The most common reason for a suspension is the lack of current or accurate financial information. In many cases, companies can resolve the issue by submitting the required financial statements to go back into compliance. Less common cases could involve instances of fraud where a company could see a longer-term impact from a trading suspension.

The SEC cannot forewarn investors about an upcoming suspension to protect the integrity of the investigation.
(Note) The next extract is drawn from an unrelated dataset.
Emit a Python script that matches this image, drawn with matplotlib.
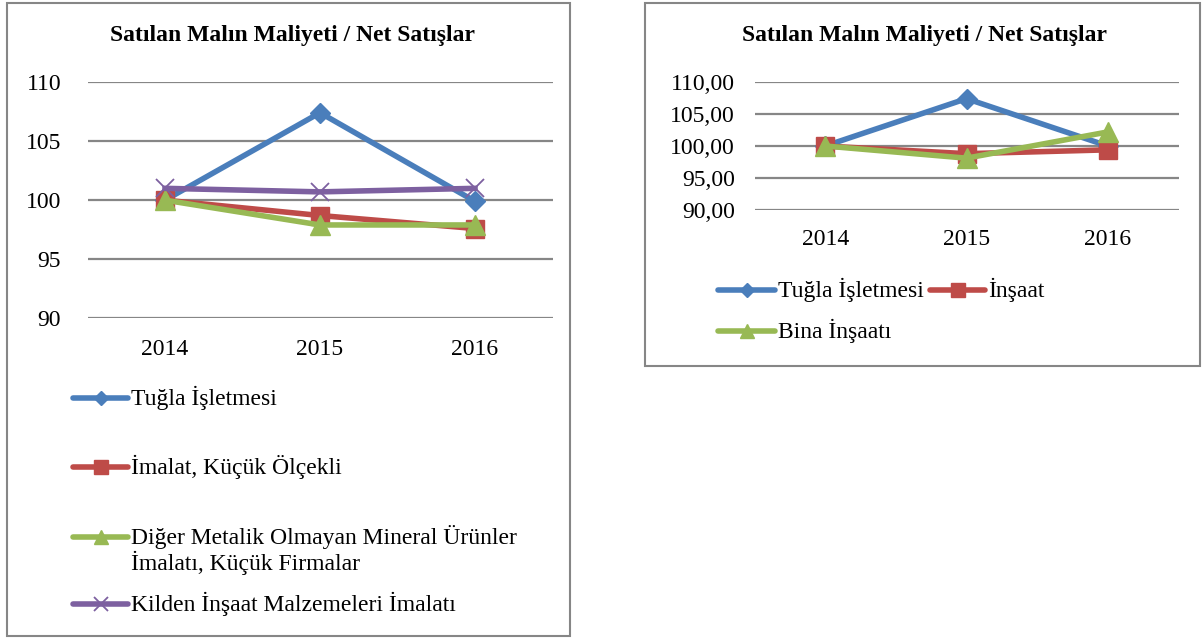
import matplotlib
matplotlib.use("Agg")
import matplotlib.pyplot as plt
from matplotlib.lines import Line2D
from matplotlib.patches import Rectangle

plt.rcParams['font.family'] = 'serif'
plt.rcParams['font.serif'] = ['Liberation Serif', 'DejaVu Serif']

years = ["2014", "2015", "2016"]
title = "Satılan Malın Maliyeti / Net Satışlar"

# Left chart
left_labels = ["Tuğla İşletmesi", "İmalat, Küçük Ölçekli",
               "Diğer Metalik Olmayan Mineral Ürünler\nİmalatı, Küçük Firmalar",
               "Kilden İnşaat Malzemeleri İmalatı"]
tugla_left = [100.0, 107.4, 99.9]
imalat_left = [100.0, 98.7, 97.6]
diger_left = [100.0, 97.9, 97.9]
kilden_left = [101.0, 100.7, 101.0]

# Right chart
right_labels = ["Tuğla İşletmesi", "İnşaat", "Bina İnşaatı"]
tugla_right = [100.0, 107.4, 100.0]
insaat_right = [100.0, 98.8, 99.4]
bina_right = [100.0, 98.1, 102.2]

yticks = [90, 95, 100, 105, 110]

BLUE = "#4A7EBB"
RED = "#BE4B48"
GREEN = "#98B954"
PURPLE = "#7D60A0"
GRID = "#868686"
FS = 17

W, H = 1202, 639
fig = plt.figure(figsize=(W / 100, H / 100), dpi=100)


def fx(x):
    return x / W


def fy(y):
    return 1 - y / H


def add_ax(x0, y0, x1, y1):
    return fig.add_axes([fx(x0), fy(y1), fx(x1 - x0), (y1 - y0) / H])


# Panel borders
fig.add_artist(Rectangle((fx(7), fy(636)), fx(570 - 7), (636 - 3) / H,
                         transform=fig.transFigure, fill=False,
                         edgecolor=GRID, lw=1.5))
fig.add_artist(Rectangle((fx(645), fy(366)), fx(1200 - 645), (366 - 3) / H,
                         transform=fig.transFigure, fill=False,
                         edgecolor=GRID, lw=1.5))

styles = {
    "blue": dict(color=BLUE, marker="D", markersize=10),
    "red": dict(color=RED, marker="s", markersize=13),
    "green": dict(color=GREEN, marker="^", markersize=14),
    "purple": dict(color=PURPLE, marker="x", markersize=13, markeredgewidth=1.3),
}


def style_axes(ax, fmt, pad_y, pad_x):
    ax.set_ylim(90, 110)
    ax.set_xlim(-0.5, 2.5)
    ax.set_yticks(yticks)
    ax.set_yticklabels([fmt(v) for v in yticks])
    ax.set_xticks(range(len(years)))
    ax.set_xticklabels(years)
    ax.tick_params(axis="y", length=0, pad=pad_y, labelsize=FS)
    ax.tick_params(axis="x", length=0, pad=pad_x, labelsize=FS)
    for s in ax.spines.values():
        s.set_visible(False)
    ax.grid(axis="y", color=GRID, lw=1.6)
    ax.set_axisbelow(True)


def legend_entry(x0, x1, y, tx, text, st, ty=None):
    fig.add_artist(Line2D([fx(x0), fx(x1)], [fy(y), fy(y)],
                          transform=fig.transFigure, color=st["color"],
                          lw=4, solid_capstyle="round"))
    fig.add_artist(Line2D([fx((x0 + x1) / 2)], [fy(y)],
                          transform=fig.transFigure, color=st["color"],
                          marker=st["marker"], markersize=st["markersize"] * 0.75,
                          markeredgewidth=st.get("markeredgewidth", 1.0),
                          linestyle="none"))
    fig.text(fx(tx), fy(ty if ty is not None else y), text, ha="left",
             va="center", fontsize=FS, linespacing=1.1)


# Left chart
axL = add_ax(87.5, 82, 552.5, 318.3)
x = range(len(years))
series_left = [(tugla_left, "blue"), (imalat_left, "red"),
               (diger_left, "green"), (kilden_left, "purple")]
for vals, key in series_left:
    axL.plot(x, vals, lw=4, **styles[key])
style_axes(axL, lambda v: f"{v}", 19, 15)
fig.text(fx(293), fy(36), title, ha="center", va="center",
         fontsize=17, fontweight="bold")

legend_rows = [398, 467, 537, 604]
text_rows = [398, 467, 550, 604]
for (vals, key), lab, yy, ty in zip(series_left, left_labels, legend_rows, text_rows):
    legend_entry(73, 128, yy, 131, lab, styles[key], ty)

# Right chart
axR = add_ax(754.5, 82, 1178.5, 210)
series_right = [(tugla_right, "blue"), (insaat_right, "red"), (bina_right, "green")]
for vals, key in series_right:
    axR.plot(x, vals, lw=4, **styles[key])
style_axes(axR, lambda v: f"{v:.2f}".replace(".", ","), 14, 14)
fig.text(fx(925), fy(36), title, ha="center", va="center",
         fontsize=17, fontweight="bold")

legend_entry(718, 775, 290, 778, right_labels[0], styles["blue"])
legend_entry(930, 985, 290, 988, right_labels[1], styles["red"])
legend_entry(718, 775, 331, 778, right_labels[2], styles["green"])

fig.savefig("out.png", dpi=100, facecolor="white")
If the suspension didn't end up occurring, a premature announcement would have had an unfair negative impact on existing investors.

Key Takeaways

  • Suspended trading is the suspension in trading of a security by the SEC in response to concerns about the security or absence of accurate financial information relating to it.
  • The SEC cannot warn investors about an upcoming suspension.

What Happens When Trading Resumes?

Securities trading on national exchanges, such as the NYSE or NASDAQ, can immediately resume trading when a suspension is lifted.
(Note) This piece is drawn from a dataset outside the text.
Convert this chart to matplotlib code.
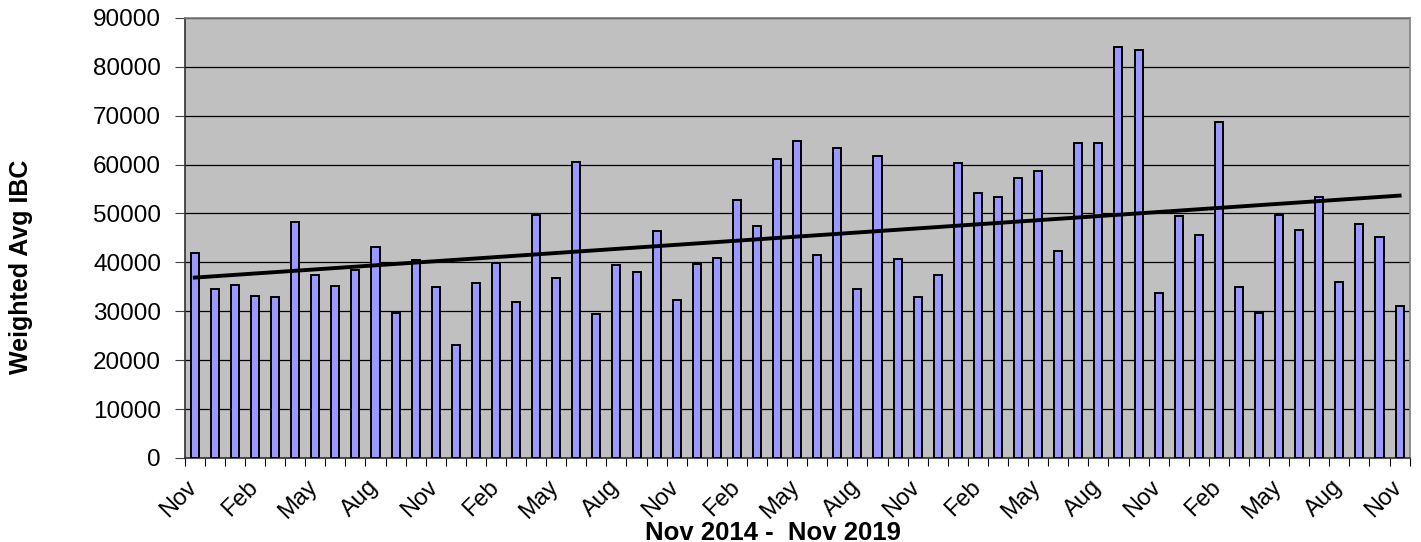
import numpy as np
import matplotlib.pyplot as plt
import matplotlib.transforms as mtransforms

plt.rcParams['font.family'] = ['Liberation Sans', 'DejaVu Sans']

# monthly weighted average IBC, Nov 2014 .. Nov 2019
months = ['Nov', 'Dec', 'Jan', 'Feb', 'Mar', 'Apr', 'May', 'Jun', 'Jul', 'Aug', 'Sep', 'Oct'] * 5 + ['Nov']
values = [41900, 34500, 35400, 33200, 32900, 48300, 37400, 35200, 38500, 43100,
          29700, 40400, 35000, 23100, 35700, 39800, 31800, 49600, 36900, 60600,
          29400, 39400, 38100, 46400, 32300, 39600, 40900, 52700, 47500, 61100,
          64800, 41600, 63300, 34500, 61800, 40700, 32900, 37400, 60400, 54200,
          53300, 57200, 58700, 42300, 64400, 64500, 84100, 83400, 33800, 49400,
          45600, 68800, 34900, 29700, 49700, 46600, 53300, 35900, 47900, 45200,
          31000]

x = np.arange(len(values))
slope, icept = np.polyfit(x, values, 1)

fig = plt.figure(figsize=(14.21, 5.42), dpi=100)
ax = fig.add_axes([0.130, 0.155, 0.862, 0.812])
ax.set_facecolor('#c0c0c0')

ax.bar(x, values, width=0.4, color='#9999ff', edgecolor='black', linewidth=1.4, zorder=3)
ax.plot(x, slope * x + icept, color='black', linewidth=2.8, zorder=4)

ax.set_xlim(-0.5, len(values) - 0.5)
ax.set_ylim(0, 90000)
ax.set_yticks(np.arange(0, 90001, 10000))
ax.yaxis.grid(True, color='black', linewidth=0.9, zorder=0)
ax.set_axisbelow(True)

ax.set_xticks(x[::3])
ax.set_xticklabels(months[::3], rotation=45, ha='right', fontsize=17)
ax.set_xticks(np.arange(-0.5, len(values), 1), minor=True)
ax.tick_params(axis='x', which='major', length=0, pad=13)
ax.tick_params(axis='x', which='minor', length=6, color='black', width=0.8)
ax.tick_params(axis='y', labelsize=17.5, length=7, width=0.8, pad=10, color='#404040')

shift = mtransforms.ScaledTranslation(7 / 100, 0, fig.dpi_scale_trans)
for lbl in ax.get_xticklabels():
    lbl.set_transform(lbl.get_transform() + shift)

for s in ['top', 'right']:
    ax.spines[s].set_color('#808080')
for s in ['left', 'bottom']:
    ax.spines[s].set_color('#303030')
for s in ax.spines.values():
    s.set_linewidth(1.2)

ax.set_ylabel('Weighted Avg IBC', fontsize=18, fontweight='bold')
ax.yaxis.set_label_coords(-0.124, 0.434)
ax.text(0.48, -0.17, 'Nov 2014 -  Nov 2019', transform=ax.transAxes,
        ha='center', va='center', fontsize=18.5, fontweight='bold')

plt.savefig('out.png', dpi=100)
When it comes to over-the-counter securities, broker-dealers cannot solicit investors to buy or sell previously-suspended securities until certain requirements are met, but unsolicited trading is permitted. In particular, broker-dealers must fill out Form 211 with FINRA representing that they have satisfied all applicable requirements of Rule 15c2-11 and FINRA Rule 6432. These rules make sure that broker-dealers have reason to believe that its financial statements and other documents are accurate.

Often times, the price of securities move sharply lower following a suspension since there may be a lack of confidence in management. The price may quickly recover, however, if the issues are deemed to have been resolved.

Examples of Suspended Trading

There are several instances of suspension in trading for stocks in recent history.

After the Enron scandal came to light in 2001, the company's stock price crashed and was trading in pennies in a couple of days. Enron subsequently filed for bankruptcy later that year and NYSE suspended trading in its shares the following year citing the stock's share price of below $1 in violation of its Big Board standards as its reasoning for suspending trading in the share.

The same stock exchange also suspended trading in NASDAQ-listed shares for less than a day, after a technical glitch resulted in traders receiving trade execution reports in an unusual manner.